Paul Harrison has a soothing voice and a zest for life that bubbles away in spite of being confronted each day at work with personal problems; those of children and young people.

He is a telephone counsellor with Kids Help Line; Australia’s only free national telephone counselling service for those between the ages of five and 18. With seven years experience under his belt, Paul is one of the ‘long-termers’, although he says that others have been there since the service began in 1991. Back then, it was a Queensland initiative but by 1993 it had expanded nationally.

A child or young person, anywhere in Australia, can ring the service seven days a week, 24 hours a day, on their toll free number. Calls are not vetted, so the telephone counsellors must be able to cope with diversity as well as adversity. Many of the 100 or so counsellors are psychologists and social workers, and all of them have undergone rigorous training and supervision tailored to meet the specific needs of Kids Help Line.

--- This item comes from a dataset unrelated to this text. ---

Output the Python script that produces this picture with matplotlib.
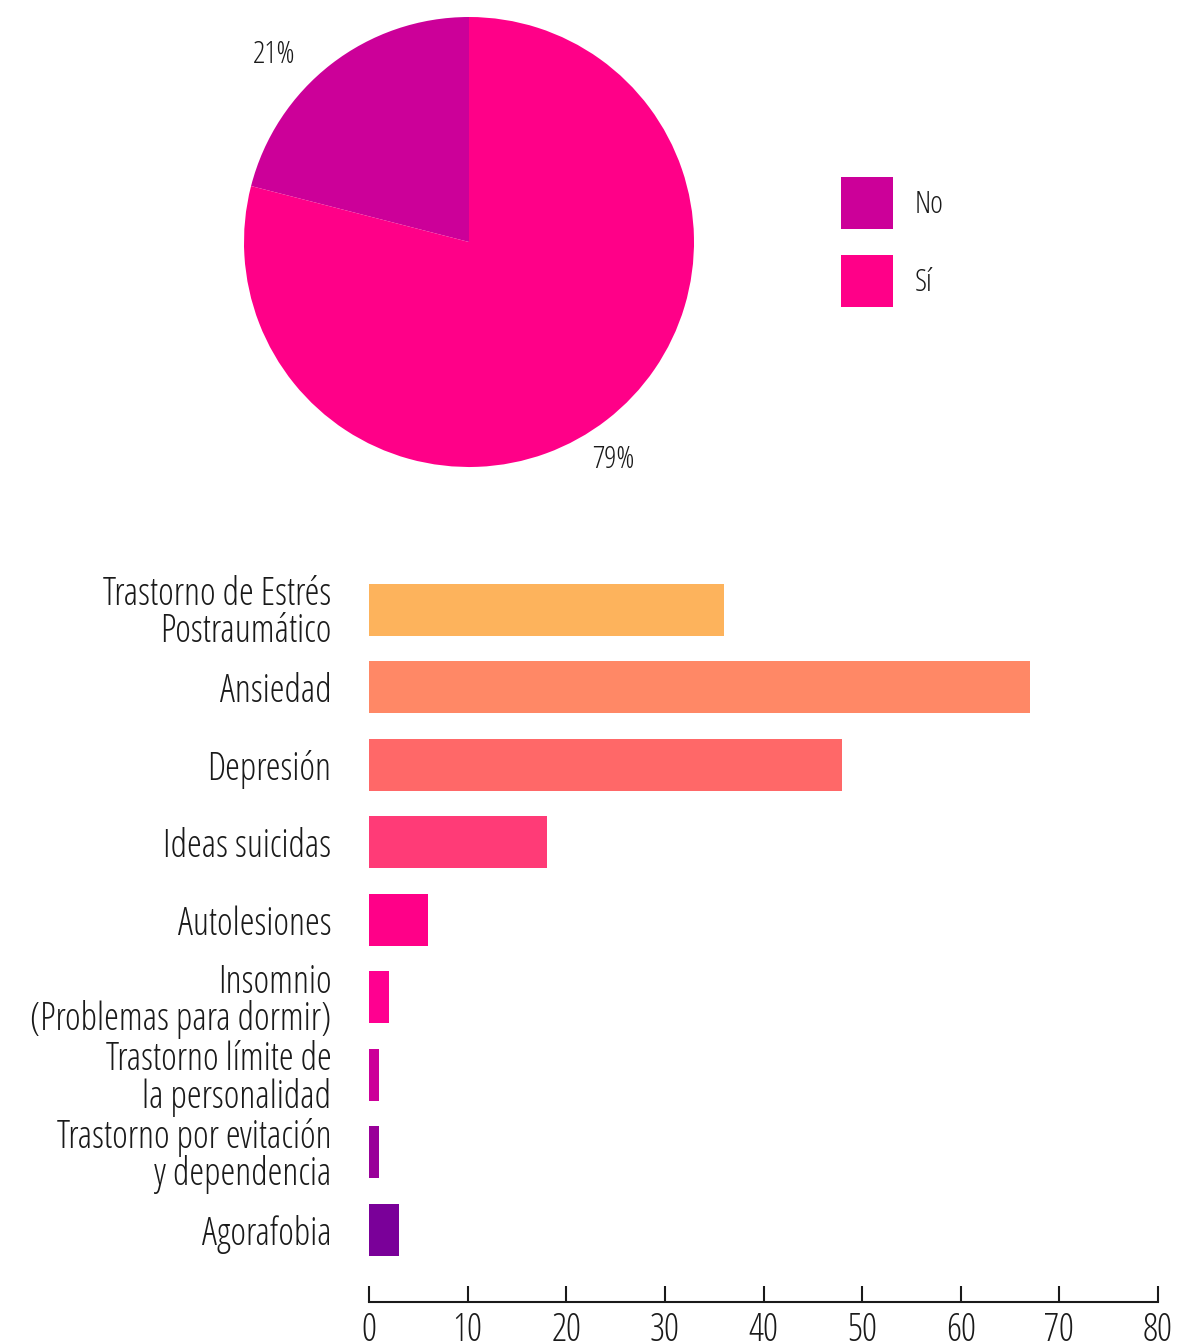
import matplotlib
matplotlib.use("Agg")
import matplotlib.pyplot as plt
from matplotlib.patches import Patch

plt.rcParams['font.family'] = 'Open Sans'
plt.rcParams['font.weight'] = 300
plt.rcParams['font.stretch'] = 'condensed'

# Pie data
pie_labels = ["No", "Sí"]
pie_values = [21, 79]
pie_colors = ["#CC0099", "#FF0088"]
pie_text = ["21%", "79%"]

# Bar data
categories = [
    "Trastorno de Estrés\nPostraumático",
    "Ansiedad",
    "Depresión",
    "Ideas suicidas",
    "Autolesiones",
    "Insomnio\n(Problemas para dormir)",
    "Trastorno límite de\nla personalidad",
    "Trastorno por evitación\ny dependencia",
    "Agorafobia",
]
values = [36, 67, 48, 18, 6, 2, 1, 1, 3]
bar_colors = ["#FDB35C", "#FF8866", "#FF6868", "#FF3B77", "#FF0088",
              "#FF0090", "#CC0099", "#990099", "#7A0099"]
xticks = [0, 10, 20, 30, 40, 50, 60, 70, 80]

TXT = '#1a1a1a'
W, H = 1185, 1342
fig = plt.figure(figsize=(W / 100, H / 100), dpi=100)

# ---- Pie ----
axp = fig.add_axes([244 / W, 1 - 467 / H, 450 / W, 450 / H])
axp.pie(pie_values, colors=pie_colors, startangle=90,
        counterclock=True, radius=1.0, wedgeprops=dict(linewidth=0))
axp.set_xlim(-1, 1)
axp.set_ylim(-1, 1)
axp.set_aspect('equal')
axp.axis('off')
axp.text(-0.868, 0.83, pie_text[0], ha='center', va='center', fontsize=22, color=TXT, clip_on=False)
axp.text(0.64, -0.97, pie_text[1], ha='center', va='center', fontsize=22, color=TXT, clip_on=False)

handles = [Patch(facecolor=c, edgecolor='none') for c in pie_colors]
fs_leg = 22
fig.legend(handles, pie_labels, loc='upper left',
           bbox_to_anchor=(841 / W, 1 - 177 / H), bbox_transform=fig.transFigure,
           frameon=False, fontsize=fs_leg, handlelength=1.70, handleheight=2.25,
           labelspacing=0.85, handletextpad=0.72, borderpad=0, borderaxespad=0,
           labelcolor=TXT)

# ---- Bars ----
top_px, bot_px = 571, 1302
axb = fig.add_axes([369 / W, 1 - bot_px / H, 789 / W, (bot_px - top_px) / H])
ypos = list(range(len(categories)))
axb.barh(ypos, values, height=0.67, color=bar_colors)
axb.set_xlim(0, 80)
axb.set_ylim(len(categories) - 1 + 72 / 77.5, -0.5)
axb.set_yticks(ypos)
axb.set_yticklabels(categories, fontsize=27, color=TXT, linespacing=0.95)
axb.set_xticks(xticks)
axb.set_xticklabels([str(t) for t in xticks], fontsize=27, color=TXT)
axb.tick_params(axis='y', length=0, pad=27)
axb.tick_params(axis='x', direction='in', length=11.5, width=1.5, pad=7, color=TXT)
for s in ['top', 'right', 'left']:
    axb.spines[s].set_visible(False)
axb.spines['bottom'].set_linewidth(1.5)
axb.spines['bottom'].set_color(TXT)

fig.savefig("out.png", dpi=100)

‘Some shifts (usually six hours) might be quite heavy, and you might only talk to a handful of callers, while on other shifts, you might talk to 100 children and young people’, says Paul.

Calls from those at the older end of the spectrum can take an hour or more, particularly if the situation has reached crisis point. If the caller is at risk of harm, the counsellor may put them in contact with other services. Children as young as five often call too. ‘They like to have a chat, tell you what their day was like and what they’ve been doing.’ Like their attention span, their calls are usually short.

One central feature of Kids Help Line is the child-centred focus: working with children and young people on their level, and the sort of language that they bring to counselling.

Although Paul says that in some cases it may be best in the long term for a child or young person  to see a counsellor face-to-face, Kids Help Line is always there.

‘What we do well here at Kids Help Line is listen.’ The statistics back this claim. On average, 20,000 kids ring the service each week. Many are repeat callers, and some have ongoing contact with one counsellor over years.

Paul adds that the most common comment made by callers is that they are ringing to talk because ‘nobody listens’.